昔のよいもの「山崎憲/働くことを問い直す」
久しぶりに岩波新書を読みました。図書館で気になったので手にとってみました。
要約
ざっと内容をまとめると(まとまっていないかもしれませんが)
現代の社会では正社員であるかどうかで、生活や収入にとても大きな違いがある。昔は労働組合が力があった。それも労働組合員以外の人に、ひいては社会に対して影響力があった。そのため、多くの人が守られていた。しかし、徐々に労働組合の力がなくなり始めた。それは第二次産業の従者の減少であったり、非正規職員の増加であったり、社会変化による企業の利益低迷が原因である。では、どうするか。「従来型の労働組合と使用者の関係」と「労働と生活の接合点」に可能性がある。
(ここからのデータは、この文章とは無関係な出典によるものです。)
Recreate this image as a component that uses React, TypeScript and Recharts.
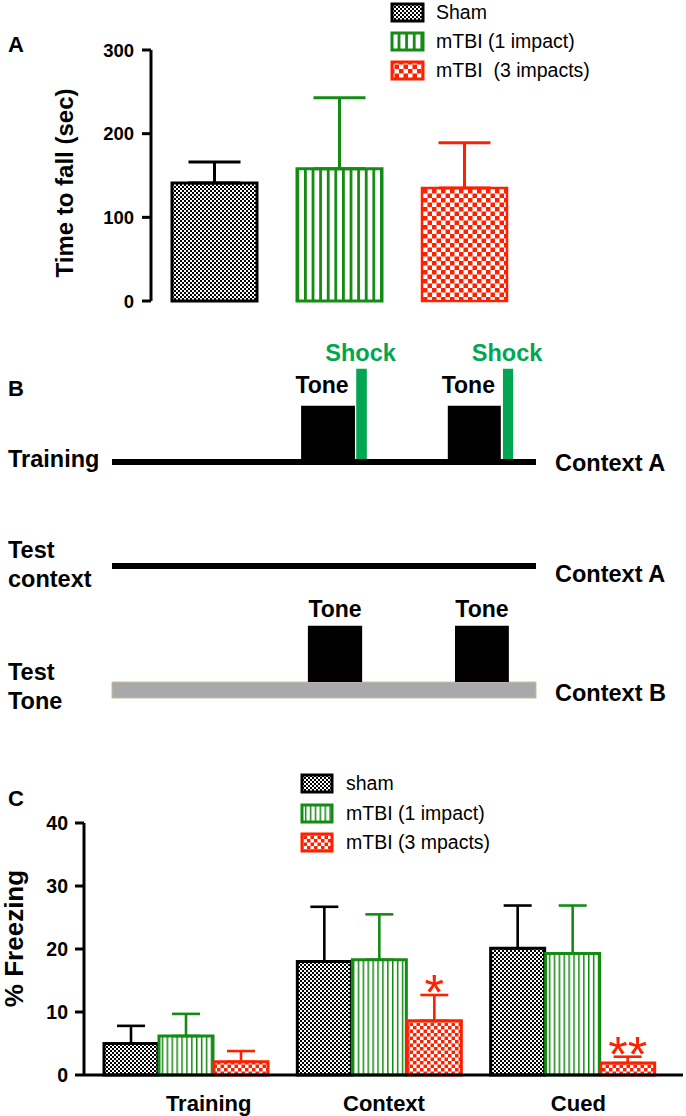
import React from "react";
import {
  BarChart,
  Bar,
  XAxis,
  YAxis,
  ErrorBar,
  Legend,
  LabelList,
  ComposedChart,
  Line,
  ReferenceArea,
} from "recharts";

const FONT = "Arial, 'Liberation Sans', Helvetica, sans-serif";
const BLACK = "#000000";
const GREEN = "#148c14";
const RED = "#ff2000";
const SHOCK_GREEN = "#00a651";
const GRAY = "#a7a9ac";

// ---- Panel A: rotarod, time to fall ----
const groupsA = ["Sham", "mTBI (1 impact)", "mTBI  (3 impacts)"];
const meansA = [141, 158, 135];
const semA = [25, 85, 54];

// ---- Panel B: fear conditioning protocol (time as % of session) ----
const sessionTimes = [0, 100];
const trainingTones = [[44.6, 57.3], [79.2, 91.7]];
const trainingShocks = [[57.6, 60.1], [92.2, 94.6]];
const testTones = [[46.2, 59.0], [80.9, 93.6]];
const rowLabels = [["Training"], ["Test", "context"], ["Test", "Tone"]];
const contextLabels = ["Context A", "Context A", "Context B"];

// ---- Panel C: % freezing ----
const phases = ["Training", "Context", "Cued"];
const groupsC = ["sham", "mTBI (1 impact)", "mTBI (3 mpacts)"];
const shamC = [5.0, 18.0, 20.1];
const oneImpactC = [6.2, 18.3, 19.3];
const threeImpactsC = [2.1, 8.6, 1.9];
const shamSemC = [2.8, 8.7, 6.8];
const oneImpactSemC = [3.5, 7.2, 7.6];
const threeImpactsSemC = [1.7, 4.1, 1.0];
const sigC = ["", "*", "**"];

// panel B layout (y axis 0..100 from bottom)
const ROW_LEVELS = [67, 38.9, 5.4];
const TONE_H = 15.2;
const SHOCK_H = 25.2;
const BAR_HALF = 2.15;
const ROW_LABEL_DY = [[-3], [-16, 12.5], [-18, 11]];
const CONTEXT_DY = [1, 8, 2.5];
const PHASE_LABEL_SHIFT = [23, 5, 6];

// chart rows
const dataA = [
  {
    name: "rotarod",
    sham: meansA[0],
    shamErr: [0, semA[0]],
    one: meansA[1],
    oneErr: [0, semA[1]],
    three: meansA[2],
    threeErr: [0, semA[2]],
  },
];

const dataB = sessionTimes.map((t) => ({ t, training: ROW_LEVELS[0], context: ROW_LEVELS[1] }));

const dataC = phases.map((phase, i) => ({
  phase,
  sham: shamC[i],
  shamErr: [0, shamSemC[i]],
  one: oneImpactC[i],
  oneErr: [0, oneImpactSemC[i]],
  three: threeImpactsC[i],
  threeErr: [0, threeImpactsSemC[i]],
  sig: sigC[i],
}));

const styleA = [
  { key: "sham", fill: "url(#shamA)", stroke: BLACK },
  { key: "one", fill: "url(#stripesA)", stroke: GREEN },
  { key: "three", fill: "url(#checkA)", stroke: RED },
];
const styleC = [
  { key: "sham", fill: "url(#shamC)", stroke: BLACK },
  { key: "one", fill: "url(#stripesC)", stroke: GREEN },
  { key: "three", fill: "url(#checkC)", stroke: RED },
];

const bTextStyle = { fontFamily: FONT, fontWeight: 700, fontSize: 23.5, fill: BLACK };

function axisTitle(text: string, dx: number, dy: number, size: number) {
  return (props: any) => {
    const vb = props.viewBox ?? { x: 0, y: 0, width: 0, height: 0 };
    const cx = vb.x + dx;
    const cy = vb.y + vb.height / 2 + dy;
    return (
      <text
        x={cx}
        y={cy}
        transform={`rotate(-90 ${cx} ${cy})`}
        textAnchor="middle"
        dominantBaseline="central"
        fontFamily={FONT}
        fontWeight={700}
        fontSize={size}
        fill={BLACK}
      >
        {text}
      </text>
    );
  };
}

function SwatchLegend({ items, w, h, rowH, gap, strokes }: any) {
  return (
    <div style={{ fontFamily: FONT, fontSize: 19.5, color: BLACK, lineHeight: 1 }}>
      {items.map((it: any, i: number) => (
        <div key={i} style={{ display: "flex", alignItems: "center", height: rowH }}>
          <svg width={w + 4} height={h + 4} style={{ display: "block" }}>
            <rect x={2} y={2} width={w} height={h} fill={it.fill} stroke={it.stroke} strokeWidth={strokes} />
          </svg>
          <span style={{ marginLeft: gap, whiteSpace: "pre" }}>{it.label}</span>
        </div>
      ))}
    </div>
  );
}

function PhaseTick(props: any) {
  const { x, y, payload } = props;
  const i = phases.indexOf(payload.value);
  return (
    <text
      x={x + (PHASE_LABEL_SHIFT[i] ?? 0)}
      y={y + 26}
      textAnchor="middle"
      dominantBaseline="central"
      fill={BLACK}
      fontFamily={FONT}
      fontSize={22}
      fontWeight={700}
    >
      {payload.value}
    </text>
  );
}

function SigLabel(props: any) {
  const vb = props.viewBox ?? props;
  const { x, y, width, height } = vb;
  const i = props.index;
  const value = props.value;
  if (!value) return null;
  const pxPerUnit = height / threeImpactsC[i];
  const capY = y - threeImpactsSemC[i] * pxPerUnit;
  const fs = 50;
  const center = capY - 13.5;
  return (
    <text x={x + width / 2} y={center + 0.573 * fs} textAnchor="middle" fill={RED} fontFamily={FONT} fontSize={fs}>
      {value}
    </text>
  );
}

function RowLabel(props: any) {
  const i = ROW_LEVELS.indexOf(props.payload.value);
  if (i < 0) return null;
  const lines = rowLabels[i];
  return (
    <text {...bTextStyle} textAnchor="start" dominantBaseline="central">
      {lines.map((ln, k) => (
        <tspan key={k} x={8} y={props.y + ROW_LABEL_DY[i][k]}>
          {ln}
        </tspan>
      ))}
    </text>
  );
}

function ContextLabel(props: any) {
  const i = ROW_LEVELS.indexOf(props.payload.value);
  if (i < 0) return null;
  return (
    <text {...bTextStyle} x={555} y={props.y + CONTEXT_DY[i]} textAnchor="start" dominantBaseline="central">
      {contextLabels[i]}
    </text>
  );
}

function aboveLabel(text: string, dx: number, off: number, color: string, size: number) {
  return (props: any) => {
    const vb = props.viewBox;
    if (!vb) return null;
    return (
      <text
        x={vb.x + vb.width / 2 + dx}
        y={vb.y - off}
        textAnchor="middle"
        fontFamily={FONT}
        fontWeight={700}
        fontSize={size}
        fill={color}
      >
        {text}
      </text>
    );
  };
}

const panelLetter = (top: number): React.CSSProperties => ({
  position: "absolute",
  left: 8,
  top,
  fontFamily: FONT,
  fontWeight: 700,
  fontSize: 22,
  lineHeight: 1,
});

export default function App() {
  return (
    <div style={{ position: "absolute", left: 0, top: 0, width: 686, height: 1116, background: "#fff", overflow: "hidden" }}>
      <div style={panelLetter(34)}>A</div>
      <div style={panelLetter(378)}>B</div>
      <div style={panelLetter(788)}>C</div>

      {/* Panel A */}
      <div style={{ position: "absolute", left: 0, top: 0 }}>
        <BarChart
          width={686}
          height={330}
          data={dataA}
          margin={{ top: 50, right: 159, bottom: 29, left: 40 }}
          barSize={85}
          barGap={40}
        >
          <defs>
            <pattern id="shamA" width={4} height={4} patternUnits="userSpaceOnUse">
              <rect width={4} height={4} fill="#fff" />
              <rect width={2} height={2} fill="#000" />
              <rect x={2} y={2} width={2} height={2} fill="#000" />
            </pattern>
            <pattern id="stripesA" width={7.6} height={10} patternUnits="userSpaceOnUse">
              <rect width={7.6} height={10} fill="#fff" />
              <rect x={0} width={2.8} height={10} fill={GREEN} />
            </pattern>
            <pattern id="checkA" width={9} height={9} patternUnits="userSpaceOnUse">
              <rect width={9} height={9} fill="#fff" />
              <rect width={4.5} height={4.5} fill={RED} />
              <rect x={4.5} y={4.5} width={4.5} height={4.5} fill={RED} />
            </pattern>
          </defs>
          <XAxis dataKey="name" tick={false} tickLine={false} height={0} axisLine={{ stroke: BLACK, strokeWidth: 3 }} />
          <YAxis
            domain={[0, 300]}
            ticks={[0, 100, 200, 300]}
            interval={0}
            width={111}
            tickSize={9}
            tickMargin={8}
            axisLine={{ stroke: BLACK, strokeWidth: 3 }}
            tickLine={{ stroke: BLACK, strokeWidth: 3 }}
            tick={{ fill: BLACK, fontSize: 18.5, fontWeight: 700, fontFamily: FONT }}
            label={axisTitle("Time to fall (sec)", 24, 7.5, 24)}
          />
          {styleA.map((s, i) => (
            <Bar key={s.key} dataKey={s.key} name={groupsA[i]} fill={s.fill} stroke={s.stroke} strokeWidth={s.key === "three" ? 2.5 : 3} isAnimationActive={false}>
              <ErrorBar dataKey={s.key + "Err"} width={26} strokeWidth={3} stroke={s.stroke} direction="y" isAnimationActive={false} />
            </Bar>
          ))}
          <Legend
            layout="vertical"
            align="center"
            verticalAlign="middle"
            wrapperStyle={{ left: 390, top: -2, width: 280, height: 90 }}
            content={() => (
              <SwatchLegend
                items={groupsA.map((label, i) => ({ label, fill: styleA[i].fill, stroke: styleA[i].stroke }))}
                w={31}
                h={17}
                rowH={29}
                gap={11}
                strokes={3}
              />
            )}
          />
        </BarChart>
      </div>

      {/* Panel B */}
      <div style={{ position: "absolute", left: 0, top: 330 }}>
        <ComposedChart width={686} height={390} data={dataB} margin={{ top: 10, right: 0, bottom: 10, left: 0 }}>
          <XAxis type="number" dataKey="t" domain={[0, 100]} hide />
          <YAxis
            yAxisId="rows"
            type="number"
            domain={[0, 100]}
            ticks={ROW_LEVELS}
            interval={0}
            width={112}
            axisLine={false}
            tickLine={false}
            tick={RowLabel}
          />
          <YAxis
            yAxisId="ctx"
            orientation="right"
            type="number"
            domain={[0, 100]}
            ticks={ROW_LEVELS}
            interval={0}
            width={150}
            axisLine={false}
            tickLine={false}
            tick={ContextLabel}
          />
          <ReferenceArea
            yAxisId="rows"
            x1={0}
            x2={100}
            y1={ROW_LEVELS[2] - BAR_HALF}
            y2={ROW_LEVELS[2] + BAR_HALF}
            fill={GRAY}
            fillOpacity={1}
            stroke="#cdbb96"
            strokeWidth={1}
          />
          <Line yAxisId="rows" dataKey="training" stroke={BLACK} strokeWidth={6} dot={false} activeDot={false} isAnimationActive={false} />
          <Line yAxisId="ctx" dataKey="context" stroke={BLACK} strokeWidth={6} dot={false} activeDot={false} isAnimationActive={false} />
          {trainingTones.map(([a, b], i) => (
            <ReferenceArea
              key={"tt" + i}
              yAxisId="rows"
              x1={a}
              x2={b}
              y1={ROW_LEVELS[0]}
              y2={ROW_LEVELS[0] + TONE_H}
              fill={BLACK}
              fillOpacity={1}
              stroke="none"
              label={aboveLabel("Tone", -6, 13, BLACK, 23)}
            />
          ))}
          {trainingShocks.map(([a, b], i) => (
            <ReferenceArea
              key={"sh" + i}
              yAxisId="rows"
              x1={a}
              x2={b}
              y1={ROW_LEVELS[0] - 0.4}
              y2={ROW_LEVELS[0] + SHOCK_H}
              fill={SHOCK_GREEN}
              fillOpacity={1}
              stroke="none"
              label={aboveLabel("Shock", -1, 8, SHOCK_GREEN, 23.5)}
            />
          ))}
          {testTones.map(([a, b], i) => (
            <ReferenceArea
              key={"ct" + i}
              yAxisId="rows"
              x1={a}
              x2={b}
              y1={ROW_LEVELS[2] + BAR_HALF}
              y2={ROW_LEVELS[2] + BAR_HALF + TONE_H}
              fill={BLACK}
              fillOpacity={1}
              stroke="none"
              label={aboveLabel("Tone", 0, 9, BLACK, 23)}
            />
          ))}
        </ComposedChart>
      </div>

      {/* Panel C */}
      <div style={{ position: "absolute", left: 0, top: 760 }}>
        <BarChart
          width={686}
          height={356}
          data={dataC}
          margin={{ top: 63, right: 3, bottom: 0, left: 14 }}
          barSize={54}
          barGap={1}
        >
          <defs>
            <pattern id="shamC" width={4} height={4} patternUnits="userSpaceOnUse">
              <rect width={4} height={4} fill="#fff" />
              <rect width={2} height={2} fill="#000" />
              <rect x={2} y={2} width={2} height={2} fill="#000" />
            </pattern>
            <pattern id="stripesC" width={4.9} height={10} patternUnits="userSpaceOnUse">
              <rect width={4.9} height={10} fill="#fff" />
              <rect x={0} width={1.5} height={10} fill={GREEN} />
            </pattern>
            <pattern id="checkC" width={7} height={7} patternUnits="userSpaceOnUse">
              <rect width={7} height={7} fill="#fff" />
              <rect width={3.5} height={3.5} fill={RED} />
              <rect x={3.5} y={3.5} width={3.5} height={3.5} fill={RED} />
            </pattern>
          </defs>
          <XAxis
            dataKey="phase"
            height={41}
            tickSize={0}
            tickLine={false}
            interval={0}
            tick={PhaseTick}
            padding={{ left: 5, right: 14 }}
            axisLine={{ stroke: BLACK, strokeWidth: 3 }}
          />
          <YAxis
            domain={[0, 40]}
            ticks={[0, 10, 20, 30, 40]}
            interval={0}
            width={70}
            tickSize={9}
            tickMargin={7}
            axisLine={{ stroke: BLACK, strokeWidth: 3 }}
            tickLine={{ stroke: BLACK, strokeWidth: 3 }}
            tick={{ fill: BLACK, fontSize: 19.5, fontWeight: 700, fontFamily: FONT }}
            label={axisTitle("% Freezing", 0, -10.5, 26)}
          />
          {styleC.map((s, i) => (
            <Bar key={s.key} dataKey={s.key} name={groupsC[i]} fill={s.fill} stroke={s.stroke} strokeWidth={3} isAnimationActive={false}>
              <ErrorBar dataKey={s.key + "Err"} width={14} strokeWidth={2.6} stroke={s.stroke} direction="y" isAnimationActive={false} />
              {s.key === "three" && <LabelList dataKey="sig" content={SigLabel} />}
            </Bar>
          ))}
          <Legend
            layout="vertical"
            align="center"
            verticalAlign="middle"
            wrapperStyle={{ left: 300, top: 9, width: 280, height: 90 }}
            content={() => (
              <SwatchLegend
                items={groupsC.map((label, i) => ({ label, fill: styleC[i].fill, stroke: styleC[i].stroke }))}
                w={30}
                h={17}
                rowH={29.5}
                gap={12}
                strokes={3}
              />
            )}
          />
        </BarChart>
      </div>
    </div>
  );
}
前者は以前の労働組合のように、労働組合の経営への積極的参加である。後者はコミュニティーオーガナイジングを模範とした社会の様々な人が参加して利害調整を図ることである。
と言う感じです。
思うこと
個人的な話ですが、働きすぎて体調をくずした友人がいて、そのことがとても悲しかったことがあります。それがきっかけで労働問題とうつ病について調べるようになりました。今回はその延長です。
本書ではアメリカの働き方と日本の働き方の対比が書かれています。
アメリカやヨーロッパでは、働く側の裁量を極限まで落としたフォード生産方式が一般的だった。それでは「なんのために働くのか」とか「どのように生きるのか」という根源的な問いに近づくことはできない。なにより、働いているという実感を持つことができない。
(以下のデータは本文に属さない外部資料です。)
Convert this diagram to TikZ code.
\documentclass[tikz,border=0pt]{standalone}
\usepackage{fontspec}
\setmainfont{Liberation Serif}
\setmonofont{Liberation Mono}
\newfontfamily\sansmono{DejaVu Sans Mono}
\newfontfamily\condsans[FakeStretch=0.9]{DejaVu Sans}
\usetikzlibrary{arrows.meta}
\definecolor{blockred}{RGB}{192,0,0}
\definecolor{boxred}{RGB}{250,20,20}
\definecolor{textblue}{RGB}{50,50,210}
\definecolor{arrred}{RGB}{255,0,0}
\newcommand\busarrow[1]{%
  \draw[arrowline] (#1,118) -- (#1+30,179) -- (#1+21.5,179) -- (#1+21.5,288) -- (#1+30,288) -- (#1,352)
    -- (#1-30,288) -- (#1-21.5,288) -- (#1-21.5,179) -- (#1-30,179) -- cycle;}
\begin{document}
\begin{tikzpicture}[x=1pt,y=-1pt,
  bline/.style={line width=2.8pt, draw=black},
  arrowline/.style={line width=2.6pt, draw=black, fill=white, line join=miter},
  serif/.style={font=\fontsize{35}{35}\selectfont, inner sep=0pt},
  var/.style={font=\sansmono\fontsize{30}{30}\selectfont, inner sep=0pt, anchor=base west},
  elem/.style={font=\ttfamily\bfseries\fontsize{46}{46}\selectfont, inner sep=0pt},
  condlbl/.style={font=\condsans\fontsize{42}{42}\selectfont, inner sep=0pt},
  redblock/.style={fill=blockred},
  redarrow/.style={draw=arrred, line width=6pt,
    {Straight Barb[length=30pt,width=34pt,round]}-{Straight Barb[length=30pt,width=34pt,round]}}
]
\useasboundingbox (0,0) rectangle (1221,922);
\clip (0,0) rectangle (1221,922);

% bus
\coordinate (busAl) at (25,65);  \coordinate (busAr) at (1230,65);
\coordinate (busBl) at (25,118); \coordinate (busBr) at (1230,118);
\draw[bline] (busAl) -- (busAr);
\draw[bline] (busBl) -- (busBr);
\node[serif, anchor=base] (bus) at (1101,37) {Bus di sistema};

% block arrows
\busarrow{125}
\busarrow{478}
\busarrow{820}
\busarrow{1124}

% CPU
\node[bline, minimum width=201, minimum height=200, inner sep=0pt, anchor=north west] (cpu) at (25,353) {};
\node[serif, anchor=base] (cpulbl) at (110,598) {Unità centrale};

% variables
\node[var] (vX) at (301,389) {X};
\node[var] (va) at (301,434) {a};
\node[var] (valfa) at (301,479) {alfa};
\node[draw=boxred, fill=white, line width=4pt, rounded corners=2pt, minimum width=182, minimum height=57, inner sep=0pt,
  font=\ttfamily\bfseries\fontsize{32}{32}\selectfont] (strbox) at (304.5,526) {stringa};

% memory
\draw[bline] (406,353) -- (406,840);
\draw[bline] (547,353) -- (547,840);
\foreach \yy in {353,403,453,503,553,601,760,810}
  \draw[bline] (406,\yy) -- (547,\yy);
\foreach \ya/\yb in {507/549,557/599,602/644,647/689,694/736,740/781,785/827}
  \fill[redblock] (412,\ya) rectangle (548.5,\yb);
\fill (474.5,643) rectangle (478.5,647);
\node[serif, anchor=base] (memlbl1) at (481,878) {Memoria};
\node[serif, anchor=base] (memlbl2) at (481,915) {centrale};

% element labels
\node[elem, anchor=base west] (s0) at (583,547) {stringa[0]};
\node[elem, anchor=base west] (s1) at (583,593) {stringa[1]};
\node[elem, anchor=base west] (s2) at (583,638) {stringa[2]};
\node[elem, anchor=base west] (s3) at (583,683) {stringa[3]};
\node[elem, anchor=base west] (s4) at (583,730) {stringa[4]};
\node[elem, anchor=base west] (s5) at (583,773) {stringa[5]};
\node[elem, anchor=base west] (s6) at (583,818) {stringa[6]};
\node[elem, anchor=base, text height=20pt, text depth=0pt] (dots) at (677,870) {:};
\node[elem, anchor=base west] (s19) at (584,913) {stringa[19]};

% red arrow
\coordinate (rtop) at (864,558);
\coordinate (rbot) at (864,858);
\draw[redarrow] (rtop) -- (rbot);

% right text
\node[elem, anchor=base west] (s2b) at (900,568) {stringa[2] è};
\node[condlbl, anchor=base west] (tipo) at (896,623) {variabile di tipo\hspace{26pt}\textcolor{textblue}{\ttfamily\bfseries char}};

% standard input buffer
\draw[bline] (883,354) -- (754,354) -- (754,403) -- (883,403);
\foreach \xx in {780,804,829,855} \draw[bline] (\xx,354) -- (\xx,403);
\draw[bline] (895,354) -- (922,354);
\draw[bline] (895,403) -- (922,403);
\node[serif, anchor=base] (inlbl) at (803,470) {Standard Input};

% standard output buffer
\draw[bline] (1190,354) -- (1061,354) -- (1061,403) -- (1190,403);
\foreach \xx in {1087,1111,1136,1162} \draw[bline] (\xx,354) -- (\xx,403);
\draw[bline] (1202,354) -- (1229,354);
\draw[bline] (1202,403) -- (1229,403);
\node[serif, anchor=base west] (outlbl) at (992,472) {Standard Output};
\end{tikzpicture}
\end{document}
それに対して、潜在能力を重視することや、従業員同士、部門間で連携を高めるという日本企業の働かせ方こそ、アメリカやヨーロッパが切り捨ててきた働く実感を取り戻すことができるものだと考えられたのである。
日本の働き方しか経験がないので、外国式の働き方をすると働いているという実感をもつことができないのかわかりませんが、今の日本の働き方を見ているとどうしても海外の方がいいのかと思ってしまう。隣の芝は青いのでしょうか。確かに組織力というか連携感というものは強い気がしますが、今現在それが重しになっていると思う。連携があるからといって、守られていないのではないかとも思う。
本を読んで変わったこと
働くことが豊かな人生をつくりかどうか、私は正直まだわからない。しかし、月並みのことではあるが、日本型の働き方はその主体性が発揮できる余地が多いところであり、それを通して自分の人生が豊かになるのかと思った。
しばらくそのことを考えながら仕事に臨みたい。